BEGIN Material provided
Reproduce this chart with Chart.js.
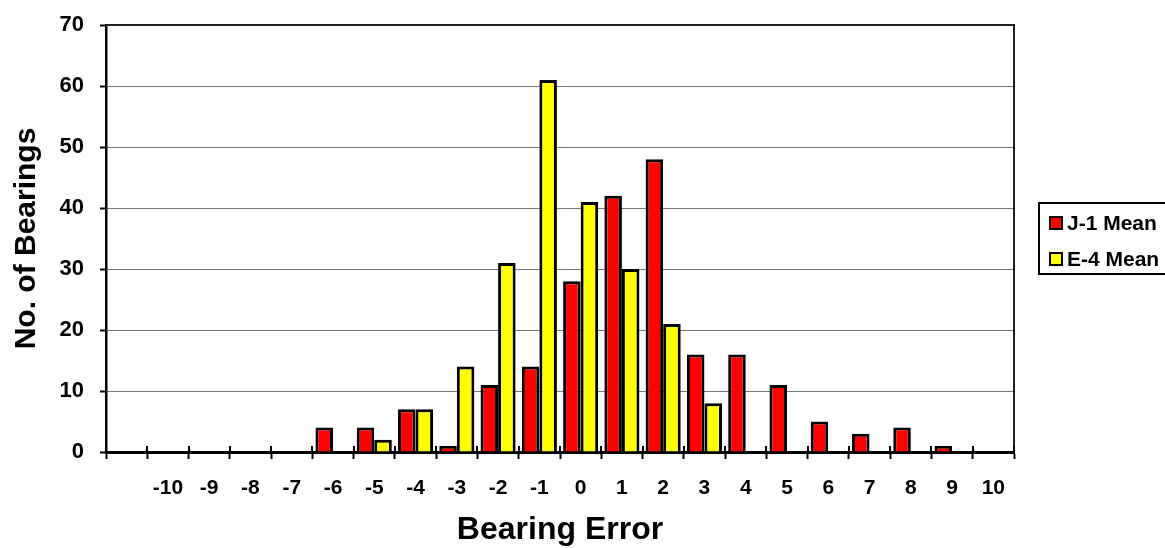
<!DOCTYPE html>
<html>
<head>
<meta charset="utf-8">
<script src="https://cdn.jsdelivr.net/npm/chart.js@4.4.1/dist/chart.umd.min.js"></script>
<style>
  html, body { margin: 0; padding: 0; background: #fff; }
  #wrap { width: 1165px; height: 548px; position: relative; }
</style>
</head>
<body>
<div id="wrap"><canvas id="c" width="1165" height="548"></canvas></div>
<script>
// ---- data ----
const categories = ['', '-10', '-9', '-8', '-7', '-6', '-5', '-4', '-3', '-2', '-1', '0', '1', '2', '3', '4', '5', '6', '7', '8', '9', '10'];
const j1Mean = [0, 0, 0, 0, 0, 4, 4, 7, 1, 11, 14, 28, 42, 48, 16, 16, 11, 5, 3, 4, 1, 0];
const e4Mean = [0, 0, 0, 0, 0, 0, 2, 7, 14, 31, 61, 41, 30, 21, 8, 0, 0, 0, 0, 0, 0, 0];
const seriesNames = ['J-1 Mean', 'E-4 Mean'];
const yTicks = [0, 10, 20, 30, 40, 50, 60, 70];
const xTitle = 'Bearing Error';
const yTitle = 'No. of Bearings';

const FONT = '"Liberation Sans", Arial, sans-serif';

const framePlugin = {
  id: 'frame',
  afterDraw(chart) {
    const ctx = chart.ctx;
    const a = chart.chartArea;
    const xs = chart.scales.x;
    ctx.save();
    // top & right frame
    ctx.strokeStyle = '#222';
    ctx.lineWidth = 2;
    ctx.beginPath();
    ctx.moveTo(a.left, a.top);
    ctx.lineTo(a.right, a.top);
    ctx.lineTo(a.right, a.bottom);
    ctx.stroke();
    // tick marks crossing the category axis (upper part)
    ctx.strokeStyle = '#000';
    ctx.lineWidth = 2;
    const n = xs.getLabels().length;
    const w = (xs.right - xs.left) / n;
    ctx.beginPath();
    for (let i = 0; i <= n; i++) {
      const x = Math.round(xs.left + i * w);
      ctx.moveTo(x, a.bottom - 6);
      ctx.lineTo(x, a.bottom);
    }
    ctx.stroke();
    // legend
    const lx = 1038, ly = 202, lw = 140, lh = 72;
    ctx.lineWidth = 2;
    ctx.strokeStyle = '#000';
    ctx.fillStyle = '#fff';
    ctx.fillRect(lx, ly, lw, lh);
    ctx.strokeRect(lx + 1, ly + 1, lw, lh - 1);
    ctx.font = 'bold 21px ' + FONT;
    ctx.textBaseline = 'middle';
    ctx.textAlign = 'left';
    chart.data.datasets.forEach((ds, i) => {
      const cy = ly + 21 + i * 36;
      ctx.fillStyle = ds.backgroundColor;
      ctx.fillRect(lx + 12, cy - 6, 12, 12);
      ctx.lineWidth = 2;
      ctx.strokeStyle = '#000';
      ctx.strokeRect(lx + 12, cy - 6, 12, 12);
      ctx.fillStyle = '#000';
      ctx.fillText(ds.label, lx + 29, cy + 1);
    });
    ctx.restore();
  }
};

new Chart(document.getElementById('c'), {
  type: 'bar',
  data: {
    labels: categories,
    datasets: [
      { label: seriesNames[0], data: j1Mean, backgroundColor: '#FF0000', borderColor: '#000', borderWidth: 3, borderSkipped: 'start' },
      { label: seriesNames[1], data: e4Mean, backgroundColor: '#FFFF00', borderColor: '#000', borderWidth: 3, borderSkipped: 'start' }
    ]
  },
  options: {
    responsive: false,
    animation: false,
    devicePixelRatio: 1,
    layout: { padding: { left: 0, right: 151, top: 25, bottom: 0 } },
    datasets: { bar: { categoryPercentage: 0.85, barPercentage: 1.0 } },
    plugins: {
      legend: { display: false },
      tooltip: { enabled: false }
    },
    scales: {
      x: {
        offset: true,
        grid: { display: true, drawOnChartArea: false, offset: true, tickLength: 7, tickColor: '#000', tickWidth: 2, color: '#000' },
        border: { display: true, color: '#000', width: 3 },
        ticks: { color: '#000', font: { family: FONT, size: 21, weight: 'bold' }, padding: 17, maxRotation: 0, autoSkip: false },
        title: { display: true, text: xTitle, color: '#000', font: { family: FONT, size: 32, weight: 'bold', lineHeight: 1.1 }, padding: { top: 0, bottom: 0 } },
        afterFit(scale) { scale.height = 96; scale.paddingLeft = 0; scale.paddingRight = 0; }
      },
      y: {
        min: 0, max: 70,
        afterBuildTicks(scale) { scale.ticks = yTicks.map(v => ({ value: v })); },
        grid: { color: '#777', lineWidth: 1, tickLength: 6, tickColor: '#000', tickWidth: 2 },
        border: { display: true, color: '#000', width: 2.5 },
        ticks: { color: '#000', font: { family: FONT, size: 22, weight: 'bold' }, padding: 16 },
        title: { display: true, text: yTitle, color: '#000', font: { family: FONT, size: 30, weight: 'bold' }, padding: { top: 9, bottom: 0 } },
        afterFit(scale) { scale.width = 106; scale.paddingTop = 0; scale.paddingBottom = 0; }
      }
    }
  },
  plugins: [framePlugin]
});
</script>
</body>
</html>
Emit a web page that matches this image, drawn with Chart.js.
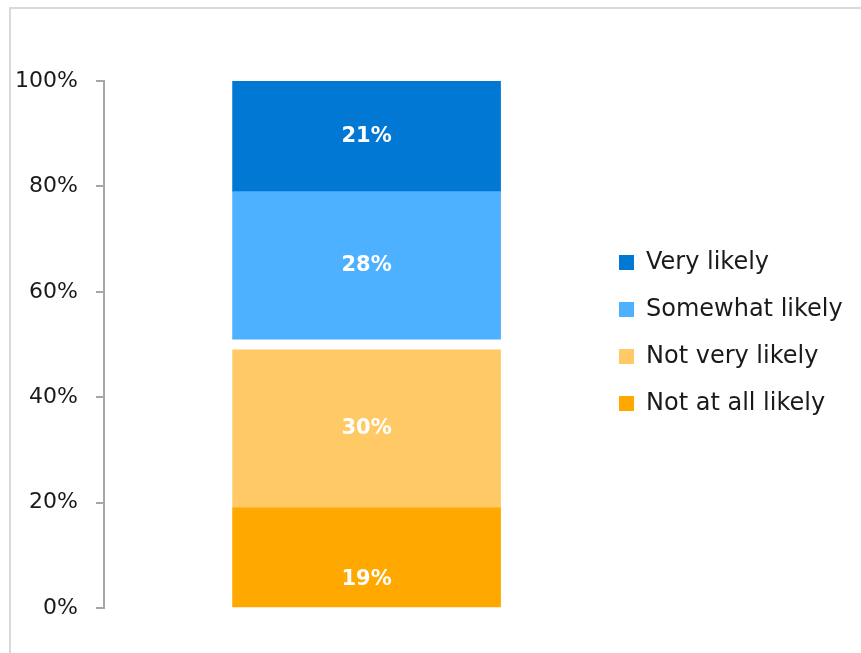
<!DOCTYPE html>
<html>
<head>
<meta charset="utf-8">
<title>Likelihood</title>
<script src="https://cdn.jsdelivr.net/npm/chart.js@4.4.1/dist/chart.umd.min.js"></script>
<style>
  html, body { margin: 0; padding: 0; background: #fff; overflow: hidden; }
  .frame { position: absolute; left: 9px; top: 7px; width: 900px; height: 700px; border: 2px solid #d9d9d9; }
  .wrap { position: absolute; left: 0; top: 0; width: 861px; height: 653px; }
</style>
</head>
<body>
<div class="frame"></div>
<div class="wrap"><canvas id="likelyChart" width="861" height="653"></canvas></div>
<script>
// answers, bottom of the stack first
const answerLabels = ['Not at all likely', 'Not very likely', 'Somewhat likely', 'Very likely'];
const answerShares = [19, 30, 28, 21];
const answerColors = ['#FFA800', '#FFCA66', '#4DB1FF', '#0078D4'];

// "don't know" share, left blank between the two halves
const unsureLabel = "Don't know";
const unsureShare = 2;

const yTicks = [0, 20, 40, 60, 80, 100];

const FONT = '"DejaVu Sans", sans-serif';
const LEGEND_LEFT = 596;   // where the legend column starts
Chart.defaults.font.family = FONT;
Chart.defaults.color = '#1a1a1a';

const datasets = answerLabels.map((label, i) => ({
    label,
    data: [{ x: 0, y: answerShares[i] }],
    backgroundColor: answerColors[i],
    borderWidth: 0
}));
datasets.splice(2, 0, {
    label: unsureLabel,
    data: [{ x: 0, y: unsureShare }],
    backgroundColor: 'rgba(0,0,0,0)',
    borderWidth: 0,
    hideValue: true
});
// the bottom label sits a little low in its block
datasets[0].valueShift = 22;

// white % labels in the middle of each block
const valueLabels = {
    id: 'valueLabels',
    afterDatasetsDraw(chart) {
        const ctx = chart.ctx;
        ctx.save();
        ctx.font = 'bold 21px ' + FONT;
        ctx.fillStyle = '#ffffff';
        ctx.textAlign = 'center';
        ctx.textBaseline = 'middle';
        chart.data.datasets.forEach((ds, i) => {
            if (ds.hideValue) return;
            chart.getDatasetMeta(i).data.forEach((bar, j) => {
                const { x, y, base } = bar.getProps(['x', 'y', 'base'], true);
                ctx.fillText(ds.data[j].y + '%', x, (y + base) / 2 + (ds.valueShift || 0));
            });
        });
        ctx.restore();
    }
};

const chart = new Chart(document.getElementById('likelyChart'), {
    type: 'bar',
    data: { datasets },
    options: {
        responsive: false,
        animation: false,
        barThickness: 268,
        layout: { padding: { top: 58, right: 10, bottom: 45, left: 0 } },
        scales: {
            x: {
                type: 'linear',
                stacked: true,
                min: -1.03,
                max: 0.87,
                display: false
            },
            y: {
                stacked: true,
                min: 0,
                max: 100,
                afterBuildTicks(scale) {
                    scale.ticks = yTicks.map(v => ({ value: v }));
                },
                ticks: {
                    padding: 18,
                    color: '#1a1a1a',
                    font: { size: 22 },
                    callback: v => v + '%'
                },
                grid: { drawOnChartArea: false, tickLength: 8, color: '#a6a6a6', lineWidth: 2 },
                border: { color: '#a6a6a6', width: 2 },
                afterFit(scale) { scale.width = 104; }
            }
        },
        plugins: {
            title: { display: true, text: '', padding: 0, font: { size: 12, lineHeight: '23px' } },
            legend: {
                position: 'right',
                reverse: true,
                maxWidth: 400,
                labels: {
                    boxWidth: 15,
                    boxHeight: 15,
                    padding: 23,
                    color: '#1a1a1a',
                    font: { size: 24 },
                    filter: item => item.text !== unsureLabel
                }
            },
            tooltip: { enabled: false }
        }
    },
    plugins: [valueLabels]
});

// right padding so the legend column starts at LEGEND_LEFT
chart.options.layout.padding.right = chart.width - LEGEND_LEFT - chart.legend.width;
chart.update();
</script>
</body>
</html>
END Material provided
Challenge – Copy out, exactly, every line from the one that contains "Emit a web page" through the one that contains "datasets[0].valueShift = 22;". Pictures stay out of the copy.

Solution for this task –
Emit a web page that matches this image, drawn with Chart.js.
<!DOCTYPE html>
<html>
<head>
<meta charset="utf-8">
<title>Likelihood</title>
<script src="https://cdn.jsdelivr.net/npm/chart.js@4.4.1/dist/chart.umd.min.js"></script>
<style>
  html, body { margin: 0; padding: 0; background: #fff; overflow: hidden; }
  .frame { position: absolute; left: 9px; top: 7px; width: 900px; height: 700px; border: 2px solid #d9d9d9; }
  .wrap { position: absolute; left: 0; top: 0; width: 861px; height: 653px; }
</style>
</head>
<body>
<div class="frame"></div>
<div class="wrap"><canvas id="likelyChart" width="861" height="653"></canvas></div>
<script>
// answers, bottom of the stack first
const answerLabels = ['Not at all likely', 'Not very likely', 'Somewhat likely', 'Very likely'];
const answerShares = [19, 30, 28, 21];
const answerColors = ['#FFA800', '#FFCA66', '#4DB1FF', '#0078D4'];

// "don't know" share, left blank between the two halves
const unsureLabel = "Don't know";
const unsureShare = 2;

const yTicks = [0, 20, 40, 60, 80, 100];

const FONT = '"DejaVu Sans", sans-serif';
const LEGEND_LEFT = 596;   // where the legend column starts
Chart.defaults.font.family = FONT;
Chart.defaults.color = '#1a1a1a';

const datasets = answerLabels.map((label, i) => ({
    label,
    data: [{ x: 0, y: answerShares[i] }],
    backgroundColor: answerColors[i],
    borderWidth: 0
}));
datasets.splice(2, 0, {
    label: unsureLabel,
    data: [{ x: 0, y: unsureShare }],
    backgroundColor: 'rgba(0,0,0,0)',
    borderWidth: 0,
    hideValue: true
});
// the bottom label sits a little low in its block
datasets[0].valueShift = 22;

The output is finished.